This page provides a guide for installing packages in R on Blue Crab. Most users accomplish this with install.packages, however the rich ecosystem of R packages requires some additional effort to install on HPC resources.

If you were referred to this site by a member of the MARCC support staff, please read through all of cases below to determine which strategy is best for your software. Correspondence with marcc-help@marcc.jhu.edu should include a complete description of your strategy.

Cases

The following list describes the methods for installing R packages on Blue Crab.

  1. Software Modules provide R packages directly, as long as you are using our new software modules.

Case 1: Software Modules

Many common packages have been added to our new software modules which are accessible via Lmod and the ml av command. You can switch to the new modules by using ml stack, however we recommend that all uses consult the guide when choosing this option.

This option is best for users who need the common packages installed in the ml stack software modules. We have built these packages to sidestep the typical install.packages method which is time-consuming and often depletes the free space in your home directories. Therefore, if you can find your software with this method, it will save you time and space.

By way of example, imagine that you wish to install Rcpp. Typically you would run install.packages('rcpp') however this requires more than a few minutes of time and creates many extra files. Instead, use the following method.

$ ml stack
$ ml av
$ ml r/3.6.1
$ ml r-rcpp
$ R
> library('rcpp')

This provides the Rcpp package with minimal effort. We over dozens of additional R packages, all of which are kindly provided by Spack, on our new software modules.

Case 2: Direct installation

The example above, in which we used the Rcpp package installed on our software modules system, is the best-case scenario because it provides software without a custom installation. If you cannot find your software on ml stack, then you can install it yourself with R directly, using install.packages. Before doing so, please consult the documentation for your target.

Many R packages require additional packages to be already installed on your system. The documentation almost always recommends that you install it yourself using e.g. sudo apt-get install. Since MARCC provides a shared HPC cluster, this is forbidden, hence you must consult the software modules to find the right packages.

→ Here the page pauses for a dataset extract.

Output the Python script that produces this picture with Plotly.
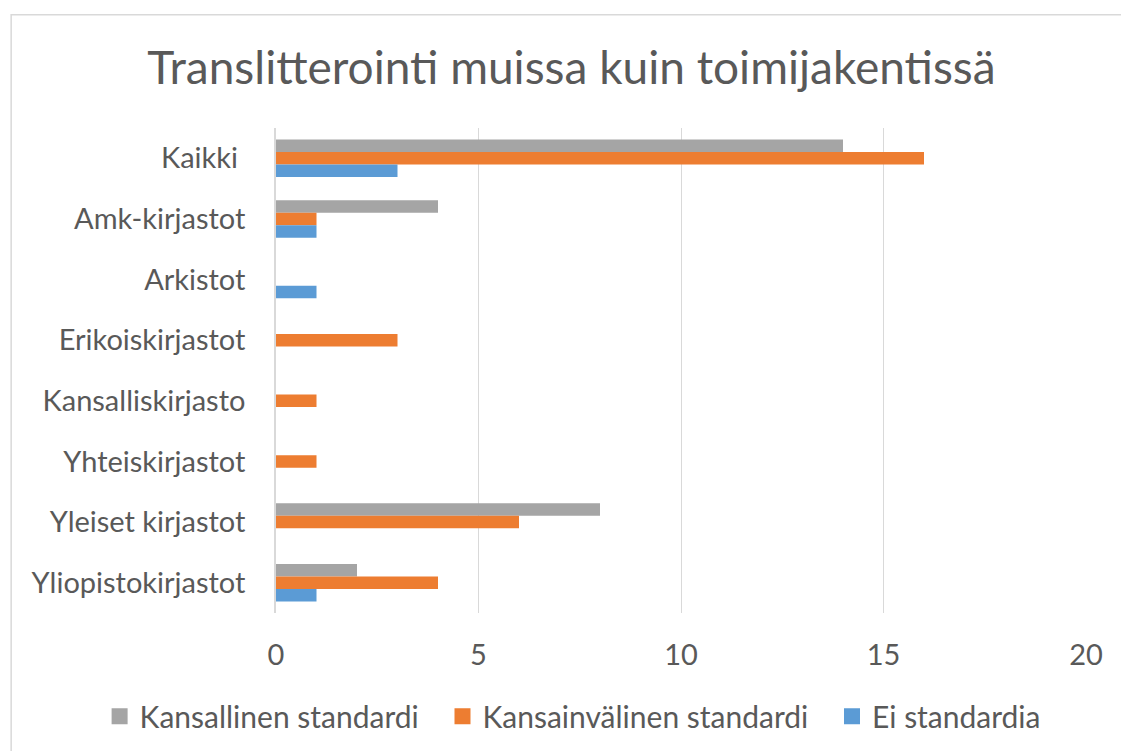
import plotly.graph_objects as go

categories = ["Kaikki\u00a0", "Amk-kirjastot", "Arkistot", "Erikoiskirjastot",
              "Kansalliskirjasto", "Yhteiskirjastot", "Yleiset kirjastot", "Yliopistokirjastot"]
kansallinen = [14, 4, 0, 0, 0, 0, 8, 2]
kansainvalinen = [16, 1, 0, 3, 1, 1, 6, 4]
ei_standardia = [3, 1, 1, 0, 0, 0, 0, 1]
series_names = ["Kansallinen standardi", "Kansainvälinen standardi", "Ei standardia"]
colors = ["#A5A5A5", "#ED7D31", "#5B9BD5"]
x_ticks = [0, 5, 10, 15, 20]

FONT = "Lato"
TXT = "#595959"
FS = 29

fig = go.Figure()
for name, vals, col in zip(series_names, [kansallinen, kansainvalinen, ei_standardia], colors):
    fig.add_trace(go.Bar(
        y=categories, x=vals, name=name, orientation="h",
        marker=dict(color=col, line=dict(width=0)), showlegend=False,
    ))
# legend entries with larger square swatches (spaces widen the gap between entries)
for i, (name, col) in enumerate(zip(series_names, colors)):
    pad = "\u2002\u2009" if i < len(series_names) - 1 else ""
    fig.add_trace(go.Scatter(
        x=[None], y=[None], mode="markers", name=name + pad,
        marker=dict(symbol="square", size=17, color=col), showlegend=True,
    ))

W, H = 1121, 751
L, R, T, B = 276, 34.5, 127.5, 137.5
pw, ph = W - L - R, H - T - B

def px2x(p):
    return (p - L) / pw

def py2y(p):
    return (H - B - p) / ph

fig.update_layout(
    width=W, height=H,
    margin=dict(l=L, r=R, t=T, b=B, autoexpand=False),
    paper_bgcolor="white", plot_bgcolor="white",
    barmode="group", bargap=0.38, bargroupgap=0,
    font=dict(family=FONT, color=TXT, size=FS),
    title=dict(text="Translitterointi muissa kuin toimijakentissä",
               x=571.5 / W, xref="container", xanchor="center",
               y=1 - 68 / H, yref="container", yanchor="middle",
               font=dict(family=FONT, size=46, color=TXT)),
    xaxis=dict(range=[0, 20], tickvals=x_ticks, showgrid=True, gridcolor="#D9D9D9",
               gridwidth=1, zeroline=False, showline=False,
               ticklabelstandoff=22, tickfont=dict(size=FS, color=TXT)),
    yaxis=dict(autorange="reversed", showline=True, linecolor="#D9D9D9", linewidth=1.5,
               showgrid=False, ticklabelstandoff=23, tickfont=dict(size=FS, color=TXT)),
    legend=dict(orientation="h", x=px2x(119.5 - 20), xref="paper", xanchor="left",
                y=py2y(717), yref="paper", yanchor="middle",
                font=dict(size=30, color=TXT), traceorder="normal"),
    showlegend=True,
    shapes=[dict(type="rect", xref="paper", yref="paper",
                 x0=px2x(11), x1=px2x(1130), y0=py2y(760), y1=py2y(14),
                 line=dict(color="#D9D9D9", width=1.5), fillcolor="rgba(0,0,0,0)",
                 layer="below")],
)

fig.write_html("out.html", config={"displayModeBar": False},
               post_script="document.body.style.margin='0';document.body.style.overflow='hidden';")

For example, imagine that you require a package which depends on the rJava package. If you try to install this directly, you will receive an error message that says: “Unable to run a simple JNI program.” To overcome this message, you should consult our modules system with ml av and load the Java module first. The modules system therefore takes the place of a typical package manager. Your installation procedure would then proceed as follows.

$ ml R/3.6.1
$ ml java
$ R
> install.packages('rJava')

Issue: network security

We encourage all users to start an interactive session with interact when using this method. This command will start an interactive SLURM job on a compute node. Only the compute nodes can access cran to download the packages. This problem produces the following error.

Error: Failed to install 'unknown package' from URL:
  (converted from warning) Problem closing connection:  No space left on device

If you see this error, you must visit a compute node to complete the installation.

Case 3: Extra dependencies required

If you cannot install your software according to the two cases above, you will need to manage your extra dependencies in one of two ways, by either compiling the code from source, or by using Anaconda. Since both of these options require extra work, we strongly recommend checking for your software on our software tree first.

If you are able to compile your supporting packages, then you typically only need to add its path to your environment variables. For the remainder of this section we will explain how to install the pdftools package in R because it provides a useful example of an R package with extensive software requirements which are not available on our software tree. To overcome this problem, we will instal a completely independent copy of R and the supporting packages. We will follow the method for building Anaconda environments.

First, find a location on your ~/data directory to install a new environment. Do not use the Lustre filesystem (~/scratch and ~/work) for this. We will use an absolute path to build our software environment. To build the environment we will first create a “requirements” file called reqs.yaml with the following contents.

dependencies:
  - conda-forge::r-pdftools

This file uses the standard YAML syntax. Once you prepare this file and choose a location, you can build the environment. You may wish to use interact to build this on a compute node.

$ ml anaconda
$ conda env update --file ./path/to/reqs.yaml -p ./path/to/env
$ conda activate ./path/to/env
$ R 
> library('pdftools')

By requesting the r-pdftools package from [Anaconda cloud], we have also installed an independent R distribution which is entirely separate from the software modules. Whenever you wish to use this environment, you will have to run the following commands.

$ ml anaconda
$ conda activate ./path/to/env

Do not modify your ~/.bashrc and do not use source activate to access this environment. Instead you must always use conda activate along with the absolute path, as well as conda deactivate to leave the environment. See the guide to Anaconda environments for more details. In short, the file above takes the place of a conda install command which installs the pdftools packages from the conda-forge channel.

You are welcome to continue adding additional packages based on Python, R, or any package available on Anaconda cloud using the method described above. This method improves reproducibility because it allows you to reconstitute your environment on new hardware from your requirements file.